Can anyone tell me where I can watch the TV special on Terry Grosz, I don't know how many of you have seen it but I think it showed on Animal Planet a few times, I was just wondering if anyone could tell me where I could watch the video or get it, or when it will show somewhere on TV?


----------



## pkred (Jul 9, 2009)

If it was on T.V. hula.com prolly has it.


----------



## Nor-tah (Dec 16, 2007)

I agree with pk. Its www.hulu.com


----------



## pkred (Jul 9, 2009)

Thanks for the correction Kyle. You still want some of that peach wood? I have'nt forgot about you. Had it in my truck one day, but had the boy with me and had an "emergency".


----------



## Nor-tah (Dec 16, 2007)

Hey no worries!
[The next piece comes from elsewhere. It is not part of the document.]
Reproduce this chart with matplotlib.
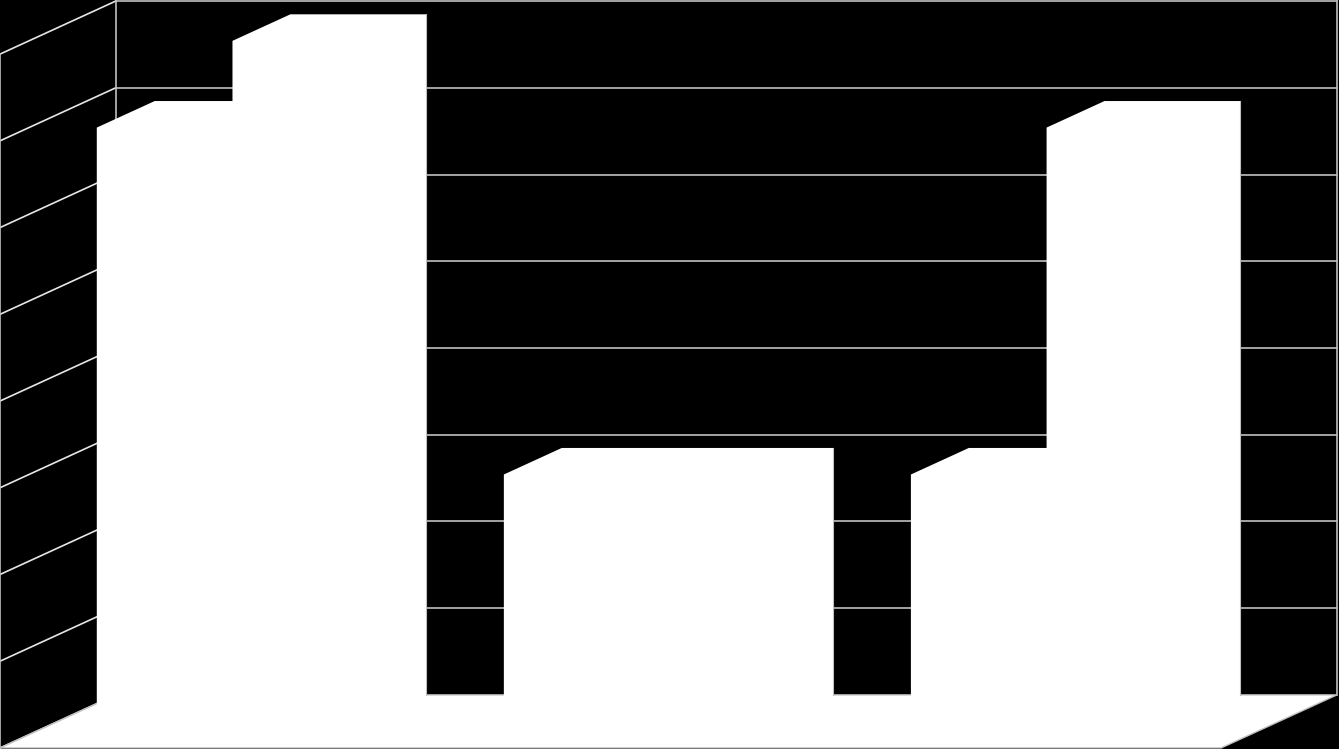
import matplotlib
matplotlib.use("Agg")
import matplotlib.pyplot as plt
from matplotlib.patches import Polygon

# data: three categories, two series
categories = ["1", "2", "3"]
series_a = [7, 3, 3]
series_b = [8, 3, 7]
value_ticks = [0, 1, 2, 3, 4, 5, 6, 7, 8]

# oblique projection: depth 0 = back wall, 1 = front of floor
DX = -0.2845   # shift in category units per unit of depth
DY = -0.612    # shift in value units per unit of depth
BAR_D0, BAR_D1 = 0.25, 0.75
GRID = "#BFBFBF"


def proj(x, d, v):
    return (x + d * DX, v + d * DY)


fig = plt.figure(figsize=(13.39, 7.49), dpi=100)
fig.patch.set_facecolor("black")
ax = fig.add_axes([0, 0, 1, 1])
ax.set_facecolor("black")
ax.axis("off")

n = len(categories)
vmax = value_ticks[-1]

# back wall gridlines
for v in value_ticks[1:]:
    (x0, y0), (x1, y1) = proj(0, 0, v), proj(n, 0, v)
    ax.plot([x0, x1], [y0, y1], color=GRID, lw=1.2, zorder=1)
# side wall lines
for v in value_ticks:
    (x0, y0), (x1, y1) = proj(0, 0, v), proj(0, 1, v)
    ax.plot([x0, x1], [y0, y1], color="#E6E6E6", lw=1.2, zorder=1)
# wall corners
for d in (0, 1):
    (x0, y0), (x1, y1) = proj(0, d, 0), proj(0, d, vmax)
    ax.plot([x0, x1], [y0, y1], color=GRID, lw=1.2, zorder=1)
(x0, y0), (x1, y1) = proj(n, 0, 0), proj(n, 0, vmax)
ax.plot([x0, x1], [y0, y1], color=GRID, lw=1.2, zorder=1)

# floor
floor = Polygon([proj(0, 0, 0), proj(n, 0, 0), proj(n, 1, 0), proj(0, 1, 0)],
                closed=True, facecolor="white", edgecolor=GRID, lw=1.0, zorder=2)
ax.add_patch(floor)

# bars: one outline per box (front + top + right side), all white
width = 1 / 3
for i in range(n):
    for k, vals in enumerate([series_a, series_b]):
        x0 = i + 1 / 6 + k * width
        x1 = x0 + width
        v = vals[i]
        z = 3 + i * 2 + k
        outline = [(x0, BAR_D1, 0), (x1, BAR_D1, 0), (x1, BAR_D0, 0),
                   (x1, BAR_D0, v), (x0, BAR_D0, v), (x0, BAR_D1, v)]
        ax.add_patch(Polygon([proj(*p) for p in outline], closed=True,
                             facecolor="white", edgecolor="none", zorder=z))
        # thin gray line on the side face's back edge, above the floor
        (sx, sy0), (_, sy1) = proj(x1, BAR_D0, -BAR_D0 * DY), proj(x1, BAR_D0, v)
        ax.plot([sx, sx], [sy0, sy1], color=GRID, lw=0.8, zorder=z)

ax.set_xlim(DX, n + 0.005)
ax.set_ylim(DY - 0.012, vmax + 0.012)

plt.savefig("out.png", dpi=100, facecolor="black")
I would love some of the peach wood. You still have my number and I also check this a lot. PM me or call when you are headed up Provo canyon and we can meet up. Thanks for remembering. I have been on a baking kick with trout but need to break the smoker out again since its getting colder and I can manage the heat better. Thanks agian.


----------



## pkred (Jul 9, 2009)

Dude, why would you ruin a trout by baking it? :mrgreen: I use an old 20$ POS series smoker for fish cause I don't want my pork buts tasting fishy. 8) I smoke in the garage out of the wind helps out a lot keeping the temps right. I'll hit you up hopefully sooner than later.


----------